### Material provided
— Begin —

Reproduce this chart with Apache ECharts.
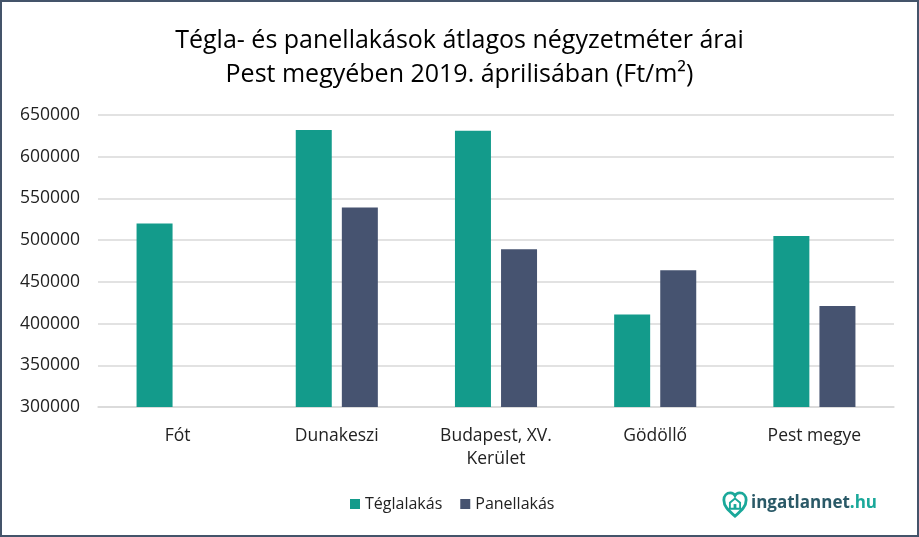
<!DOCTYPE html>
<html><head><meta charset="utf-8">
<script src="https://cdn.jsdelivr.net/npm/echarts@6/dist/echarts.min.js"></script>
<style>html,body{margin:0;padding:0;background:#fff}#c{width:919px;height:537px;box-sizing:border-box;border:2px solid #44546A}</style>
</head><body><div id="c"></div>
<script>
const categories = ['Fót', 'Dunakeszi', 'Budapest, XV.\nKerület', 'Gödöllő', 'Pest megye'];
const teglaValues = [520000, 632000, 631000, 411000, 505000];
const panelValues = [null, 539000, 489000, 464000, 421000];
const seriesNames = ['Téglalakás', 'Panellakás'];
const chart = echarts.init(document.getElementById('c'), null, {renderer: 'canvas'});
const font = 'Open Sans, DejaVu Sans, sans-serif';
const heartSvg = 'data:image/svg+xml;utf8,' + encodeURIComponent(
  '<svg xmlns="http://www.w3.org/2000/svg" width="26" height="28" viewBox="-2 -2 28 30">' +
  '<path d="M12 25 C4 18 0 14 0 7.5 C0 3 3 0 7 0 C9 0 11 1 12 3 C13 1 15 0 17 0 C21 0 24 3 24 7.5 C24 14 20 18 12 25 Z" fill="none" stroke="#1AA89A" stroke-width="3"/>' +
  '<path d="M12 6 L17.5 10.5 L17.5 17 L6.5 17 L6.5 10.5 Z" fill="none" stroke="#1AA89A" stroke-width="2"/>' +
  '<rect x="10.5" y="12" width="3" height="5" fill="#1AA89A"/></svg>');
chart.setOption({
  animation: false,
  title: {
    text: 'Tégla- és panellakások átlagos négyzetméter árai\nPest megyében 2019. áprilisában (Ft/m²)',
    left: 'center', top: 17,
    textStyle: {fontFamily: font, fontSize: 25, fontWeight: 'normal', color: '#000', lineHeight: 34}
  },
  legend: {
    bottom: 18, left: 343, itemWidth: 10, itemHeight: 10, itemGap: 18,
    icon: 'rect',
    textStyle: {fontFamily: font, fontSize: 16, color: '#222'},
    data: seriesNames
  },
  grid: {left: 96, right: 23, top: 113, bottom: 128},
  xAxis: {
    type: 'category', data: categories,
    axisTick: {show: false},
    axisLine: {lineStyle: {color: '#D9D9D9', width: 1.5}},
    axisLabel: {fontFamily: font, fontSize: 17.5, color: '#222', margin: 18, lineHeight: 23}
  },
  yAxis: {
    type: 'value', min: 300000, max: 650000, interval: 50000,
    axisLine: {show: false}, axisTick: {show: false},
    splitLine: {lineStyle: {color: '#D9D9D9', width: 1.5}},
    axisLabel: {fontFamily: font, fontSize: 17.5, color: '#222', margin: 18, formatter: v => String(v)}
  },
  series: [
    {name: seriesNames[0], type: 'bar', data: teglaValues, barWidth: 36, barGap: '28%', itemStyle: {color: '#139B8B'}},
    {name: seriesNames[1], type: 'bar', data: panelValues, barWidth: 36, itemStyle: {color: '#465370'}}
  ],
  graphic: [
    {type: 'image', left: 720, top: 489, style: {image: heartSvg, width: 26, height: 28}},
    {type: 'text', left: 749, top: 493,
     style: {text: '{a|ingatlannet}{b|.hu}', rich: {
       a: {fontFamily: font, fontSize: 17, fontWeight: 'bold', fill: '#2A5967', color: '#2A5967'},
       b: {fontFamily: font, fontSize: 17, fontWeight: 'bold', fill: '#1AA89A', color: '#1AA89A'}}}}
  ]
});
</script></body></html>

— End —

### Task requirements
Give every line above again exactly, with no pictures.

### Exercise response
Reproduce this chart with Apache ECharts.
<!DOCTYPE html>
<html><head><meta charset="utf-8">
<script src="https://cdn.jsdelivr.net/npm/echarts@6/dist/echarts.min.js"></script>
<style>html,body{margin:0;padding:0;background:#fff}#c{width:919px;height:537px;box-sizing:border-box;border:2px solid #44546A}</style>
</head><body><div id="c"></div>
<script>
const categories = ['Fót', 'Dunakeszi', 'Budapest, XV.\nKerület', 'Gödöllő', 'Pest megye'];
const teglaValues = [520000, 632000, 631000, 411000, 505000];
const panelValues = [null, 539000, 489000, 464000, 421000];
const seriesNames = ['Téglalakás', 'Panellakás'];
const chart = echarts.init(document.getElementById('c'), null, {renderer: 'canvas'});
const font = 'Open Sans, DejaVu Sans, sans-serif';
const heartSvg = 'data:image/svg+xml;utf8,' + encodeURIComponent(
  '<svg xmlns="http://www.w3.org/2000/svg" width="26" height="28" viewBox="-2 -2 28 30">' +
  '<path d="M12 25 C4 18 0 14 0 7.5 C0 3 3 0 7 0 C9 0 11 1 12 3 C13 1 15 0 17 0 C21 0 24 3 24 7.5 C24 14 20 18 12 25 Z" fill="none" stroke="#1AA89A" stroke-width="3"/>' +
  '<path d="M12 6 L17.5 10.5 L17.5 17 L6.5 17 L6.5 10.5 Z" fill="none" stroke="#1AA89A" stroke-width="2"/>' +
  '<rect x="10.5" y="12" width="3" height="5" fill="#1AA89A"/></svg>');
chart.setOption({
  animation: false,
  title: {
    text: 'Tégla- és panellakások átlagos négyzetméter árai\nPest megyében 2019. áprilisában (Ft/m²)',
    left: 'center', top: 17,
    textStyle: {fontFamily: font, fontSize: 25, fontWeight: 'normal', color: '#000', lineHeight: 34}
  },
  legend: {
    bottom: 18, left: 343, itemWidth: 10, itemHeight: 10, itemGap: 18,
    icon: 'rect',
    textStyle: {fontFamily: font, fontSize: 16, color: '#222'},
    data: seriesNames
  },
  grid: {left: 96, right: 23, top: 113, bottom: 128},
  xAxis: {
    type: 'category', data: categories,
    axisTick: {show: false},
    axisLine: {lineStyle: {color: '#D9D9D9', width: 1.5}},
    axisLabel: {fontFamily: font, fontSize: 17.5, color: '#222', margin: 18, lineHeight: 23}
  },
  yAxis: {
    type: 'value', min: 300000, max: 650000, interval: 50000,
    axisLine: {show: false}, axisTick: {show: false},
    splitLine: {lineStyle: {color: '#D9D9D9', width: 1.5}},
    axisLabel: {fontFamily: font, fontSize: 17.5, color: '#222', margin: 18, formatter: v => String(v)}
  },
  series: [
    {name: seriesNames[0], type: 'bar', data: teglaValues, barWidth: 36, barGap: '28%', itemStyle: {color: '#139B8B'}},
    {name: seriesNames[1], type: 'bar', data: panelValues, barWidth: 36, itemStyle: {color: '#465370'}}
  ],
  graphic: [
    {type: 'image', left: 720, top: 489, style: {image: heartSvg, width: 26, height: 28}},
    {type: 'text', left: 749, top: 493,
     style: {text: '{a|ingatlannet}{b|.hu}', rich: {
       a: {fontFamily: font, fontSize: 17, fontWeight: 'bold', fill: '#2A5967', color: '#2A5967'},
       b: {fontFamily: font, fontSize: 17, fontWeight: 'bold', fill: '#1AA89A', color: '#1AA89A'}}}}
  ]
});
</script></body></html>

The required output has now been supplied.